The safety, pharmacokinetic profile, and virologic response of REYATAZ in pediatric patients at least 3 months of age and older weighing at least 10 kg were established in three open-label, multicenter clinical trials: PACTG 1020A, AI424-451, and AI424-397 [see CLINICAL PHARMACOLOGY and Clinical Studies]. The safety profile in pediatric patients was generally similar to that observed in adults [see ADVERSE REACTIONS]. See DOSAGE AND ADMINISTRATION for dosing recommendations for the use of REYATAZ capsules and REYATAZ oral powder in pediatric patients.

Geriatric Use

Clinical studies of REYATAZ did not include sufficient numbers of patients aged 65 and over to determine whether they respond differently from younger patients. Based on a comparison of mean single-dose pharmacokinetic values for Cmax and AUC, a dose adjustment based upon age is not recommended. In general, appropriate caution should be exercised in the administration and monitoring of REYATAZ in elderly patients reflecting the greater frequency of decreased hepatic, renal, or cardiac function, and of concomitant disease or other drug therapy.


A study of the pharmacokinetics of atazanavir was performed in young (n=29; 18-40 years) and elderly (n=30; ≥ 65 years) healthy subjects.

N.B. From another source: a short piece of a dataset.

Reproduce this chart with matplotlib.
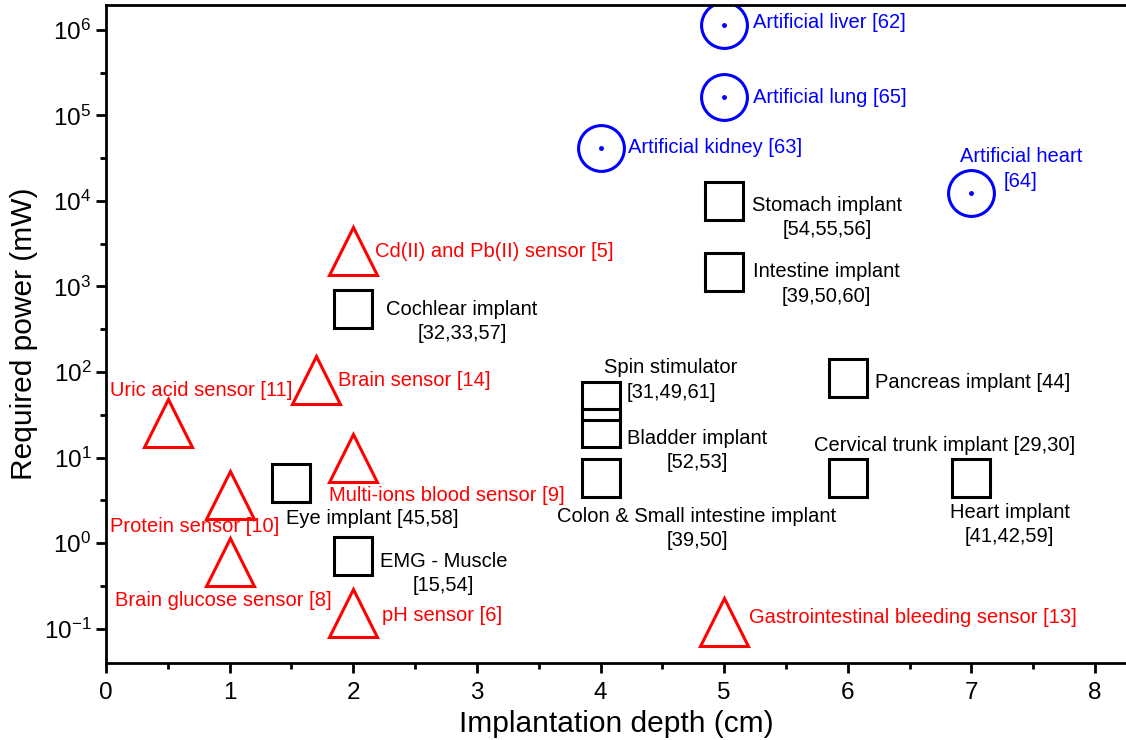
import numpy as np
import matplotlib
matplotlib.use('Agg')
import matplotlib.pyplot as plt
from matplotlib.ticker import FixedLocator, NullFormatter

plt.rcParams['font.family'] = ['Liberation Sans', 'DejaVu Sans']
plt.rcParams['mathtext.fontset'] = 'custom'
plt.rcParams['mathtext.rm'] = 'Liberation Sans'
plt.rcParams['mathtext.it'] = 'Liberation Sans'

# artificial organs (blue circles)
organ_names = ['Artificial liver [62]', 'Artificial lung [65]', 'Artificial kidney [63]',
               'Artificial heart\n[64]']
organ_x = [5, 5, 4, 7]
organ_y = [1.15e6, 1.64e5, 4.2e4, 1.24e4]

# implants (black squares)
implant_names = ['Stomach implant\n[54,55,56]', 'Intestine implant\n[39,50,60]',
                 'Cochlear implant\n[32,33,57]', 'Spin stimulator\n[31,49,61]',
                 'Bladder implant\n[52,53]', 'Colon & Small intestine implant\n[39,50]',
                 'Pancreas implant [44]', 'Cervical trunk implant [29,30]',
                 'Heart implant\n[41,42,59]', 'Eye implant [45,58]', 'EMG - Muscle\n[15,54]']
implant_x = [5, 5, 2, 4, 4, 4, 6, 6, 7, 1.5, 2]
implant_y = [1.0e4, 1.48e3, 550, 46, 22, 5.8, 85, 5.8, 5.8, 5.0, 0.7]

# sensors (red triangles)
sensor_names = ['Cd(II) and Pb(II) sensor [5]', 'Brain sensor [14]', 'Uric acid sensor [11]',
                'Multi-ions blood sensor [9]', 'Protein sensor [10]', 'Brain glucose sensor [8]',
                'pH sensor [6]', 'Gastrointestinal bleeding sensor [13]']
sensor_x = [2, 1.7, 0.5, 2, 1, 1, 2, 5]
sensor_y = [2.6e3, 80, 25, 10, 3.6, 0.6, 0.15, 0.12]

# label anchors (x, y, ha)
organ_lab = [(5.23, 1.21e6, 'left'), (5.23, 1.64e5, 'left'), (4.22, 4.17e4, 'left'),
             (7.40, 2.37e4, 'center')]
implant_lab = [(5.83, 6.4e3, 'center'), (5.83, 1.07e3, 'center'), (2.88, 390, 'center'),
               (4.57, 80.5, 'center'), (4.78, 12.1, 'center'), (4.78, 1.48, 'center'),
               (6.22, 76.4, 'left'), (6.78, 14.0, 'center'), (7.31, 1.64, 'center'),
               (1.46, 1.96, 'left'), (2.73, 0.44, 'center')]
sensor_lab = [(2.18, 2.6e3, 'left'), (1.88, 78.5, 'left'), (0.03, 61.5, 'left'),
              (1.80, 3.64, 'left'), (0.03, 1.54, 'left'), (0.07, 0.215, 'left'),
              (2.23, 0.144, 'left'), (5.20, 0.133, 'left')]

fig = plt.figure(figsize=(11.26, 7.4), dpi=100)
ax = fig.add_axes([0.0941, 0.104, 0.9059, 0.8893])

ax.plot(organ_x, organ_y, 'o', ms=33, mfc='none', mec='#0000FF', mew=2.2, ls='none')
ax.plot(organ_x, organ_y, 'o', ms=2.5, color='#0000FF', ls='none')
ax.plot(implant_x, implant_y, 's', ms=28, mfc='none', mec='black', mew=2.2, ls='none')
ax.plot(sensor_x, sensor_y, '^', ms=34, mfc='none', mec='#FF0000', mew=2.2, ls='none')

fs = 14.5
for name, (tx, ty, ha) in zip(organ_names, organ_lab):
    ax.text(tx, ty, name, color='#0000FF', fontsize=fs, ha=ha, va='center',
            multialignment='center', linespacing=1.35)
for name, (tx, ty, ha) in zip(implant_names, implant_lab):
    ax.text(tx, ty, name, color='black', fontsize=fs, ha=ha, va='center',
            multialignment='center', linespacing=1.35)
for name, (tx, ty, ha) in zip(sensor_names, sensor_lab):
    ax.text(tx, ty, name, color='#FF0000', fontsize=fs, ha=ha, va='center')

ax.set_yscale('log')
ax.set_xlim(0, 8.25)
ax.set_ylim(0.0395, 1.96e6)
ax.set_xticks(range(0, 9))
ax.xaxis.set_minor_locator(FixedLocator(np.arange(0.5, 8.5, 1.0)))
ax.set_yticks([10.0 ** n for n in range(-1, 7)])
ax.set_yticklabels(['$10^{%d}$' % n for n in range(-1, 7)])
ax.yaxis.set_minor_locator(FixedLocator([10.0 ** (n + 0.5) for n in range(-2, 7)]))
ax.yaxis.set_minor_formatter(NullFormatter())

ax.tick_params(which='major', direction='out', length=7, width=2, labelsize=17.5)
ax.tick_params(axis='x', which='major', pad=7)
ax.tick_params(which='minor', direction='out', length=4.5, width=2)
for side in ['left', 'bottom', 'top']:
    ax.spines[side].set_linewidth(2)
ax.spines['right'].set_visible(False)

ax.set_xlabel('Implantation depth (cm)', fontsize=21.5, labelpad=4)
ax.set_ylabel('Required power (mW)', fontsize=21.5, labelpad=4)

fig.savefig('out.png', dpi=100)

There were no clinically significant pharmacokinetic differences observed due to age or gender.

Impaired Renal Function

REYATAZ is not recommended for use in HIV-treatment-experienced patients with end stage renal disease managed with hemodialysis. [See DOSAGE AND ADMINISTRATION and CLINICAL PHARMACOLOGY]

Impaired Hepatic Function

REYATAZ is not recommended for use in patients with severe hepatic impairment. REYATAZ/ritonavir is not recommended in patients with any degree of hepatic impairment. [See DOSAGE AND ADMINISTRATION and CLINICAL PHARMACOLOGY]

This monograph has been modified to include the generic and brand name in many instances.